The political stakes have been high, as San Francisco has been a pipeline of nationally prominent electeds such as Nancy Pelosi, Gavin Newsom, and Kamala Harris. In the bloodsport of San Francisco politics, the Moderates and Progressives may as well be the Montegues v.s. the Capulets of Governing San Francisco.
For those pinning their hopes on this power shift fixing San Francisco in one swoop, let me tell you a story:
There once was a U.S. city of 800,000 people whose government was a mess. So they elected the right people, and after a lot of careful work, they completely restructured their charter, which is the guts of how their government operates. They cleaned up their government design and created a modern, strong mayor & city administrator system. Then, they elected a generational talent as their Mayor, empowered by these new structures.
This was San Francisco in 1996. That year, San Franciscans voted to overhaul their city charter completely and elected Willie Brown as Mayor.
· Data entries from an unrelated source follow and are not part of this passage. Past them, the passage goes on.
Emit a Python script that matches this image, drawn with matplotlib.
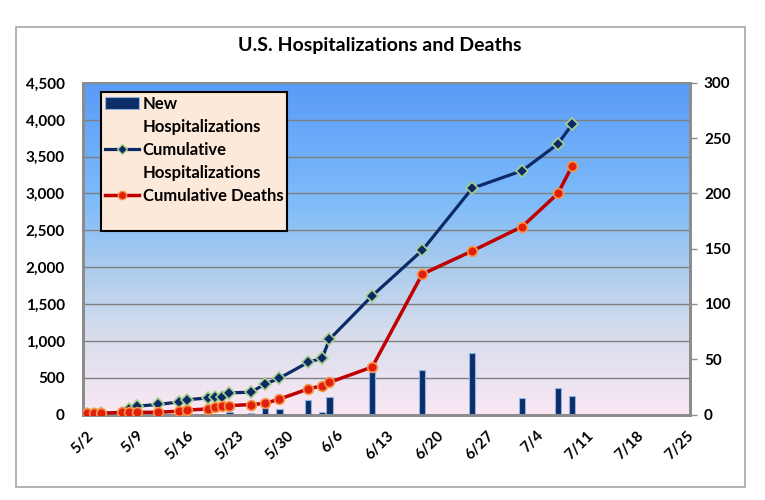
import numpy as np
import pandas as pd
import matplotlib
matplotlib.use("Agg")
import matplotlib.pyplot as plt
import matplotlib.dates as mdates
from matplotlib.colors import LinearSegmentedColormap
from matplotlib.patches import Rectangle, Patch
from matplotlib.lines import Line2D
from matplotlib.ticker import FuncFormatter

# dados
dates = ["5/2", "5/3", "5/4", "5/7", "5/8", "5/9", "5/12", "5/15", "5/16", "5/19",
         "5/20", "5/21", "5/22", "5/25", "5/27", "5/29", "6/2", "6/4", "6/5", "6/11",
         "6/18", "6/25", "7/2", "7/7", "7/9"]
new_hosp = [0, 0, 0, 0, 0, 0, 0, 0, 0, 0,
            0, 0, 35, 15, 95, 68, 194, 35, 240, 580,
            602, 829, 226, 353, 253]
cum_hosp = [8, 12, 15, 25, 70, 113, 136, 171, 200, 225,
            235, 240, 294, 303, 412, 493, 707, 765, 1019, 1612,
            2228, 3071, 3310, 3672, 3940]
cum_deaths = [1, 1, 1, 2, 2, 2, 2, 3, 4, 5,
              7, 8, 8, 9, 10, 14, 23, 26, 29, 43,
              127, 148, 170, 200, 225]
tick_dates = ["5/2", "5/9", "5/16", "5/23", "5/30", "6/6", "6/13", "6/20",
              "6/27", "7/4", "7/11", "7/18", "7/25"]
left_ticks = [0, 500, 1000, 1500, 2000, 2500, 3000, 3500, 4000, 4500]
right_ticks = [0, 50, 100, 150, 200, 250, 300]

x = pd.to_datetime([d + "/2020" for d in dates], format="%m/%d/%Y")
xt = pd.to_datetime([d + "/2020" for d in tick_dates], format="%m/%d/%Y")

plt.rcParams["font.family"] = ["Lato", "DejaVu Sans"]
plt.rcParams["font.weight"] = "bold"

f = plt.figure(figsize=(7.65, 5), dpi=100)
f.patches.append(Rectangle((16 / 765, 13 / 500), 729 / 765, 460 / 500,
                           transform=f.transFigure, fill=False,
                           edgecolor="#a6a6a6", linewidth=1.2))
f.text(380 / 765, 1 - 45 / 500, "U.S. Hospitalizations and Deaths",
       ha="center", va="center", fontsize=14, fontweight="bold")

ax = f.add_axes([83 / 765, 1 - 414.5 / 500, 607 / 765, 331.5 / 500])

# fundo em degrade
cmap = LinearSegmentedColormap.from_list(
    "bg", [(0, "#fbe8f4"), (0.25, "#d5dcec"), (0.45, "#a9cbee"),
           (0.65, "#7dbbfa"), (1, "#599bf7")])
grad = np.linspace(1, 0, 256)[:, None]
ax.imshow(grad, extent=[0, 1, 0, 1], transform=ax.transAxes, aspect="auto",
          cmap=cmap, vmin=0, vmax=1, zorder=0)

ax.bar(x, new_hosp, width=0.9, color="#0c2d68", edgecolor="#8db4e2",
       linewidth=0.8, zorder=2)
ax.plot(x, cum_hosp, color="#0b2a66", linewidth=2.3, marker="D", markersize=6,
        markerfacecolor="#0b2a66", markeredgecolor="#a9d18e",
        markeredgewidth=1.2, zorder=3)

ax2 = ax.twinx()
ax2.plot(x, cum_deaths, color="#c00000", linewidth=2.5, marker="o", markersize=7,
         markerfacecolor="#e0200c", markeredgecolor="#f79646",
         markeredgewidth=1.2, zorder=3)

ax.set_xlim(xt[0] - pd.Timedelta(hours=12), xt[-1] + pd.Timedelta(hours=12))
ax.set_ylim(0, 4500)
ax2.set_ylim(0, 300)

ax.set_xticks(xt)
ax.xaxis.set_major_formatter(FuncFormatter(
    lambda v, p: "{}/{}".format(mdates.num2date(v).month, mdates.num2date(v).day)))
ax.set_yticks(left_ticks)
ax.yaxis.set_major_formatter(FuncFormatter(lambda v, p: "{:,.0f}".format(v)))
ax2.set_yticks(right_ticks)

for lab in ax.get_xticklabels():
    lab.set_rotation(45)
    lab.set_ha("right")
    lab.set_rotation_mode("anchor")
ax.tick_params(axis="x", length=0, pad=10, labelsize=11)
ax.tick_params(axis="y", length=0, pad=13, labelsize=11)
ax2.tick_params(axis="y", length=5, width=1, color="#8c8c8c", pad=5, labelsize=11)

ax.set_axisbelow(True)
ax.grid(axis="y", color="#7f7f7f", linewidth=1, zorder=1)

for a in (ax, ax2):
    for s in a.spines.values():
        s.set_color("#8c8c8c")
        s.set_linewidth(2)
    a.spines["top"].set_linewidth(1.2)

# legenda: cada linha de texto como uma entrada propria
blank = Line2D([], [], color="none")
handles = [
    Patch(facecolor="#0c2d68", edgecolor="#8db4e2", linewidth=0.8),
    blank,
    Line2D([], [], color="#0b2a66", linewidth=2.3, marker="D", markersize=5,
           markerfacecolor="#0b2a66", markeredgecolor="#a9d18e"),
    blank,
    Line2D([], [], color="#c00000", linewidth=2.5, marker="o", markersize=6,
           markerfacecolor="#e0200c", markeredgecolor="#f79646"),
    blank,
]
labels = ["New", "Hospitalizations", "Cumulative", "Hospitalizations",
          "Cumulative Deaths", " "]
leg = ax2.legend(handles, labels, loc="upper left",
                 bbox_to_anchor=(101 / 765, 1 - 92 / 500),
                 bbox_transform=f.transFigure, fontsize=12,
                 frameon=True, fancybox=False, framealpha=1,
                 facecolor="#fde9d9", edgecolor="black",
                 handlelength=2.0, handletextpad=0.25, labelspacing=0.42,
                 borderpad=0.25, borderaxespad=0)
leg.get_frame().set_linewidth(1.5)

plt.savefig("out.png", dpi=100)
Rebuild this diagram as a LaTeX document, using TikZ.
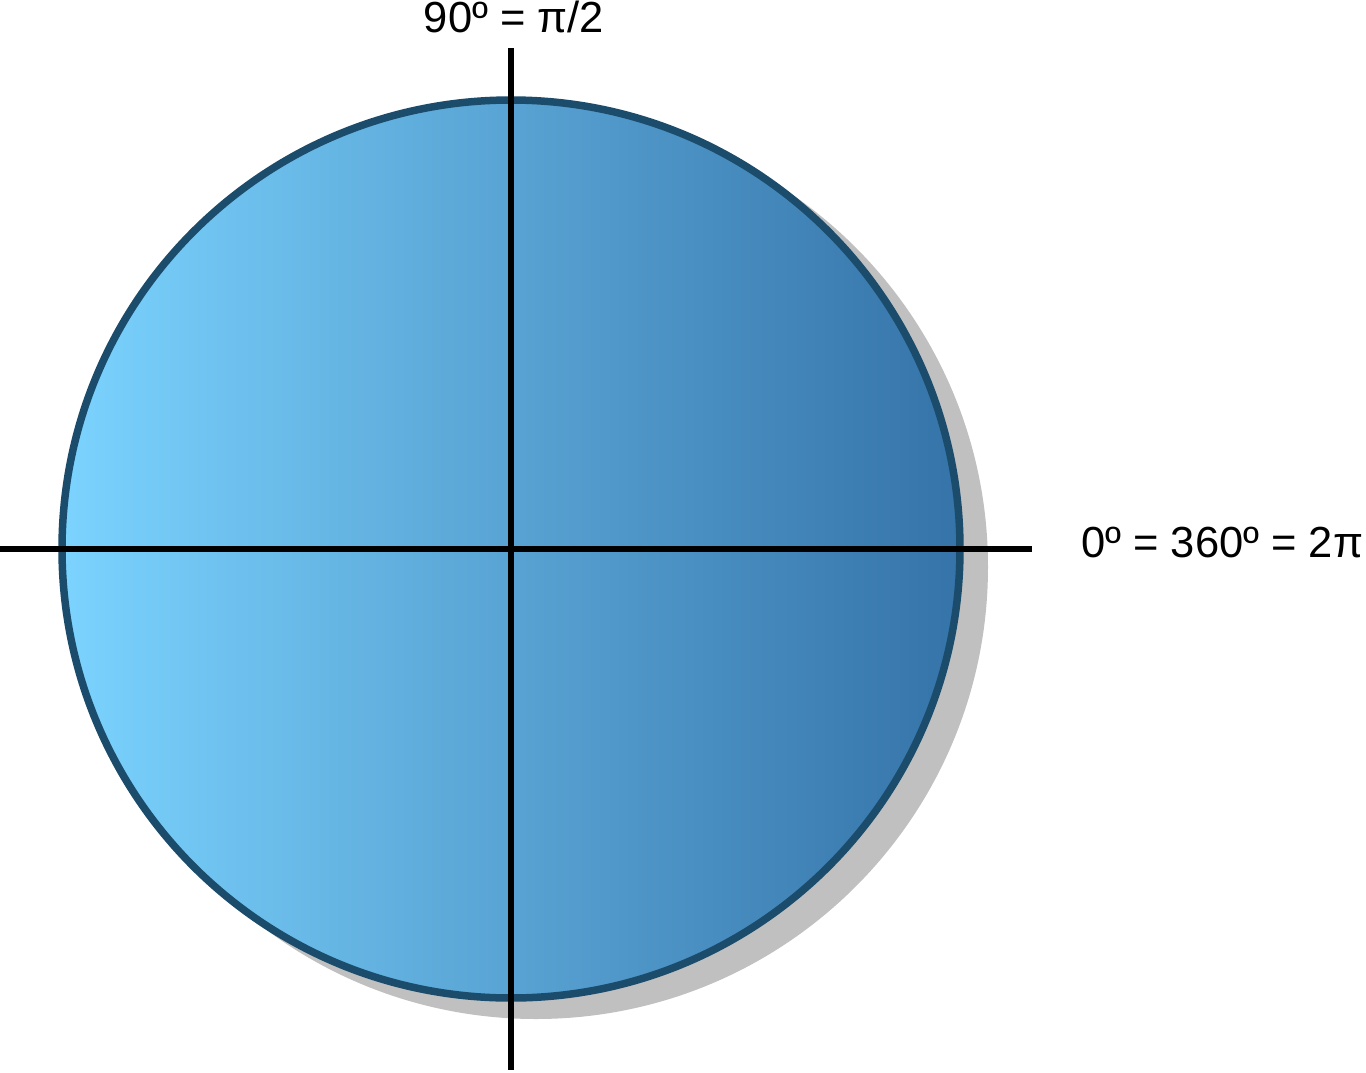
\documentclass[tikz,border=0pt]{standalone}
\usepackage{fontspec}
\setmainfont{Liberation Sans}
\definecolor{lightblue}{HTML}{7BD3FE}
\definecolor{darkblue}{HTML}{3573A8}
\definecolor{rimblue}{HTML}{1B4C6B}
\definecolor{shadowgray}{HTML}{C0C0C0}
\begin{document}
\begin{tikzpicture}[x=1pt,y=-1pt,
  axis/.style={line width=5.5pt,black},
  lbl/.style={font=\fontsize{43.5}{48}\selectfont,inner sep=0pt}]
\useasboundingbox (0,0) rectangle (1366,1072);
\coordinate (c) at (511,549);
\fill[shadowgray] (536,567) circle (452);
\shade[left color=lightblue,right color=darkblue,draw=rimblue,line width=7.5pt] (c) circle (449);
\coordinate (top) at (511,48);
\coordinate (bot) at (511,1070);
\coordinate (lft) at (0,549);
\coordinate (rgt) at (1032,549);
\draw[axis] (top) -- (bot);
\draw[axis] (lft) -- (rgt);
\node[lbl,anchor=base] (t90) at (514,32) {90º = π/2};
\node[lbl,anchor=base west] (t0) at (1081,557) {0º = 360º = 2π};
\end{tikzpicture}
\end{document}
Mayor Brown was the longest-serving speaker in the history of the California State Assembly and one of the “most powerful politicians California has ever known.”
Since then, our budget has grown by 4x, outcomes have been uneven at best, and our civic institutions have weakened. The entrenched factionalism—Moderates v.s. Progressives—has yielded an environment unconducive to effective governance. When everyone is constantly distracted by a political circus, it is much easier for entrenched interests to get their way.
Romeo and Juliet is a tragedy.
What happens this time is up to us.
Transitions to power are critical to success in governing. Like corporate transitions, you are ‘baking a cake’ in the first 100 days of your administration, and missteps reverberate for years.
Successful transitions to power are determined by the preparation of the teams entering government. This ‘transition period’ is the two months before the first 100 days in power.
Given this, the next sixty days are among the most critical periods for San Francisco's governance in decades. Future memos will be written to share some basic knowledge required to govern San Francisco. The learning curve is immense, so we’ll cover the most critical and timely topics first.
I love the point about de-facto divided government! I feel like the kind of split you mentioned for SF is something that can be seen (or has been seen at some point) in a number of cities and contributes to a lot of gridlock.
It’s tough for the public to see this with the kind of clarity that they can with divided government at the state and federal levels because there’s no GOP vs. Dem divide in party labels.
I’ve wondered if having more official (and publicly branded) “sub-parties” within the Democratic Party might help make this issue more transparent for the public.
Any idea who Lurie has in his kitchen cabinet? Or who he plans to put in charge?